> _Task_:
Restate all of the data exactly.

> _Given material_:
** BEGIN **
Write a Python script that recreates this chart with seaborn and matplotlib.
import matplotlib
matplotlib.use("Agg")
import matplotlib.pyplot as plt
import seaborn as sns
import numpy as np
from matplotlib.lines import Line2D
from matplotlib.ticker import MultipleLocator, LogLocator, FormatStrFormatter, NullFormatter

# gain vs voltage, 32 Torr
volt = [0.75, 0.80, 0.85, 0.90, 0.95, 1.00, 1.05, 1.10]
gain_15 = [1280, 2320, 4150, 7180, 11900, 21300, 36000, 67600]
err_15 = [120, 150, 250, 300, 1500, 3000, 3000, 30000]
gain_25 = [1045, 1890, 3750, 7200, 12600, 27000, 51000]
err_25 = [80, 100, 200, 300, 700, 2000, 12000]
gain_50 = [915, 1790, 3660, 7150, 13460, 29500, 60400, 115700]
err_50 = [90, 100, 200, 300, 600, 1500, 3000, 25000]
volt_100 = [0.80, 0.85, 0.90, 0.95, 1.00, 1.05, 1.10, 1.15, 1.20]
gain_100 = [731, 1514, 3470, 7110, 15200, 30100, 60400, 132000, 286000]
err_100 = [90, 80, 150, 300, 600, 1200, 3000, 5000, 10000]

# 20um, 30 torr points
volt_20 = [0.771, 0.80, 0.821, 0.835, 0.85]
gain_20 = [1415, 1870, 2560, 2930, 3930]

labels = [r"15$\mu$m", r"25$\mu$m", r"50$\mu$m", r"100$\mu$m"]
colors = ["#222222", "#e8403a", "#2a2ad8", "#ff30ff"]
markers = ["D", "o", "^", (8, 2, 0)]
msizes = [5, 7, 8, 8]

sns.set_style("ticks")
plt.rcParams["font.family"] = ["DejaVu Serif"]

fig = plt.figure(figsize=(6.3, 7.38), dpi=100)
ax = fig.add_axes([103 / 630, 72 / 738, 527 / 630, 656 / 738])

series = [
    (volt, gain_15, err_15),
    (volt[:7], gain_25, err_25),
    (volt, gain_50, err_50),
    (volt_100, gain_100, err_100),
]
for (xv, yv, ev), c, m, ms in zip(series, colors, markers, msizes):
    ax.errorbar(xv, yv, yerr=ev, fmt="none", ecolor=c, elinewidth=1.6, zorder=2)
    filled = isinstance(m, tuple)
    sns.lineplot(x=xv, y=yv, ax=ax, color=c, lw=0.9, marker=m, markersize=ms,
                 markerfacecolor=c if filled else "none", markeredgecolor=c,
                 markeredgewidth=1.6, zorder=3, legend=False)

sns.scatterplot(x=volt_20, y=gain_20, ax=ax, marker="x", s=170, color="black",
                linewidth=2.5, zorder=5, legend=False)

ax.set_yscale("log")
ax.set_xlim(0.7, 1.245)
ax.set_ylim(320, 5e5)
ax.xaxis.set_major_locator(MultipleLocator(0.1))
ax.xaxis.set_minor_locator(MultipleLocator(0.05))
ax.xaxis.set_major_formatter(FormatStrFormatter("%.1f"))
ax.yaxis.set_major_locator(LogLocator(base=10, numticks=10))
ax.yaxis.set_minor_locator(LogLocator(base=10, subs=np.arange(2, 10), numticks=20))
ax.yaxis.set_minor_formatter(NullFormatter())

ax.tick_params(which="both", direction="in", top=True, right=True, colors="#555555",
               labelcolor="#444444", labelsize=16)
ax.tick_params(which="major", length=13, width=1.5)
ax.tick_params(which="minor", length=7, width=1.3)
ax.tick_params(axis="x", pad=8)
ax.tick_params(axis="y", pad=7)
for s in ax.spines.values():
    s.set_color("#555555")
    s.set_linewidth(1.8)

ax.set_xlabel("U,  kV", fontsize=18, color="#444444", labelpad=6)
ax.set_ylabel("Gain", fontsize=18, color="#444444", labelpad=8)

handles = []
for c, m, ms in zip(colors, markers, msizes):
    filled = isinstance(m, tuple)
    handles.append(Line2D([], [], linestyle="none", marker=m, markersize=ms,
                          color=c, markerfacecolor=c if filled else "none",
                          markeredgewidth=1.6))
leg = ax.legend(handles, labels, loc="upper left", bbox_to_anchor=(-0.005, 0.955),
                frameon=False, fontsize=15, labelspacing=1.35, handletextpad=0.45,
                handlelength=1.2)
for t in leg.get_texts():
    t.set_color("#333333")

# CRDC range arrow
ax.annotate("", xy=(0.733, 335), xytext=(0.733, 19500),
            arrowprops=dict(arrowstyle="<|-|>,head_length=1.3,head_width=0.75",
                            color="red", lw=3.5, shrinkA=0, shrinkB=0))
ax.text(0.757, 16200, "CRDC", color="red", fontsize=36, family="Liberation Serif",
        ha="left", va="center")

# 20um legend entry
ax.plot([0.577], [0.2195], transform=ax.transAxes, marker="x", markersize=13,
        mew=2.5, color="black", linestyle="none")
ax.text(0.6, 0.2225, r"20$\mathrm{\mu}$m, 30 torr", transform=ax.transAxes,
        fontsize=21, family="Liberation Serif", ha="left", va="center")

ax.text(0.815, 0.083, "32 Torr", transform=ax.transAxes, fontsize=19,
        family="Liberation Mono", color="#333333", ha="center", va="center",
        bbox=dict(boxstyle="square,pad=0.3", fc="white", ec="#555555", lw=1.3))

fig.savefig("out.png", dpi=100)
** END **
> _Result_:
Write a Python script that recreates this chart with seaborn and matplotlib.
import matplotlib
matplotlib.use("Agg")
import matplotlib.pyplot as plt
import seaborn as sns
import numpy as np
from matplotlib.lines import Line2D
from matplotlib.ticker import MultipleLocator, LogLocator, FormatStrFormatter, NullFormatter

# gain vs voltage, 32 Torr
volt = [0.75, 0.80, 0.85, 0.90, 0.95, 1.00, 1.05, 1.10]
gain_15 = [1280, 2320, 4150, 7180, 11900, 21300, 36000, 67600]
err_15 = [120, 150, 250, 300, 1500, 3000, 3000, 30000]
gain_25 = [1045, 1890, 3750, 7200, 12600, 27000, 51000]
err_25 = [80, 100, 200, 300, 700, 2000, 12000]
gain_50 = [915, 1790, 3660, 7150, 13460, 29500, 60400, 115700]
err_50 = [90, 100, 200, 300, 600, 1500, 3000, 25000]
volt_100 = [0.80, 0.85, 0.90, 0.95, 1.00, 1.05, 1.10, 1.15, 1.20]
gain_100 = [731, 1514, 3470, 7110, 15200, 30100, 60400, 132000, 286000]
err_100 = [90, 80, 150, 300, 600, 1200, 3000, 5000, 10000]

# 20um, 30 torr points
volt_20 = [0.771, 0.80, 0.821, 0.835, 0.85]
gain_20 = [1415, 1870, 2560, 2930, 3930]

labels = [r"15$\mu$m", r"25$\mu$m", r"50$\mu$m", r"100$\mu$m"]
colors = ["#222222", "#e8403a", "#2a2ad8", "#ff30ff"]
markers = ["D", "o", "^", (8, 2, 0)]
msizes = [5, 7, 8, 8]

sns.set_style("ticks")
plt.rcParams["font.family"] = ["DejaVu Serif"]

fig = plt.figure(figsize=(6.3, 7.38), dpi=100)
ax = fig.add_axes([103 / 630, 72 / 738, 527 / 630, 656 / 738])

series = [
    (volt, gain_15, err_15),
    (volt[:7], gain_25, err_25),
    (volt, gain_50, err_50),
    (volt_100, gain_100, err_100),
]
for (xv, yv, ev), c, m, ms in zip(series, colors, markers, msizes):
    ax.errorbar(xv, yv, yerr=ev, fmt="none", ecolor=c, elinewidth=1.6, zorder=2)
    filled = isinstance(m, tuple)
    sns.lineplot(x=xv, y=yv, ax=ax, color=c, lw=0.9, marker=m, markersize=ms,
                 markerfacecolor=c if filled else "none", markeredgecolor=c,
                 markeredgewidth=1.6, zorder=3, legend=False)

sns.scatterplot(x=volt_20, y=gain_20, ax=ax, marker="x", s=170, color="black",
                linewidth=2.5, zorder=5, legend=False)

ax.set_yscale("log")
ax.set_xlim(0.7, 1.245)
ax.set_ylim(320, 5e5)
ax.xaxis.set_major_locator(MultipleLocator(0.1))
ax.xaxis.set_minor_locator(MultipleLocator(0.05))
ax.xaxis.set_major_formatter(FormatStrFormatter("%.1f"))
ax.yaxis.set_major_locator(LogLocator(base=10, numticks=10))
ax.yaxis.set_minor_locator(LogLocator(base=10, subs=np.arange(2, 10), numticks=20))
ax.yaxis.set_minor_formatter(NullFormatter())

ax.tick_params(which="both", direction="in", top=True, right=True, colors="#555555",
               labelcolor="#444444", labelsize=16)
ax.tick_params(which="major", length=13, width=1.5)
ax.tick_params(which="minor", length=7, width=1.3)
ax.tick_params(axis="x", pad=8)
ax.tick_params(axis="y", pad=7)
for s in ax.spines.values():
    s.set_color("#555555")
    s.set_linewidth(1.8)

ax.set_xlabel("U,  kV", fontsize=18, color="#444444", labelpad=6)
ax.set_ylabel("Gain", fontsize=18, color="#444444", labelpad=8)

handles = []
for c, m, ms in zip(colors, markers, msizes):
    filled = isinstance(m, tuple)
    handles.append(Line2D([], [], linestyle="none", marker=m, markersize=ms,
                          color=c, markerfacecolor=c if filled else "none",
                          markeredgewidth=1.6))
leg = ax.legend(handles, labels, loc="upper left", bbox_to_anchor=(-0.005, 0.955),
                frameon=False, fontsize=15, labelspacing=1.35, handletextpad=0.45,
                handlelength=1.2)
for t in leg.get_texts():
    t.set_color("#333333")

# CRDC range arrow
ax.annotate("", xy=(0.733, 335), xytext=(0.733, 19500),
            arrowprops=dict(arrowstyle="<|-|>,head_length=1.3,head_width=0.75",
                            color="red", lw=3.5, shrinkA=0, shrinkB=0))
ax.text(0.757, 16200, "CRDC", color="red", fontsize=36, family="Liberation Serif",
        ha="left", va="center")

# 20um legend entry
ax.plot([0.577], [0.2195], transform=ax.transAxes, marker="x", markersize=13,
        mew=2.5, color="black", linestyle="none")
ax.text(0.6, 0.2225, r"20$\mathrm{\mu}$m, 30 torr", transform=ax.transAxes,
        fontsize=21, family="Liberation Serif", ha="left", va="center")

ax.text(0.815, 0.083, "32 Torr", transform=ax.transAxes, fontsize=19,
        family="Liberation Mono", color="#333333", ha="center", va="center",
        bbox=dict(boxstyle="square,pad=0.3", fc="white", ec="#555555", lw=1.3))

fig.savefig("out.png", dpi=100)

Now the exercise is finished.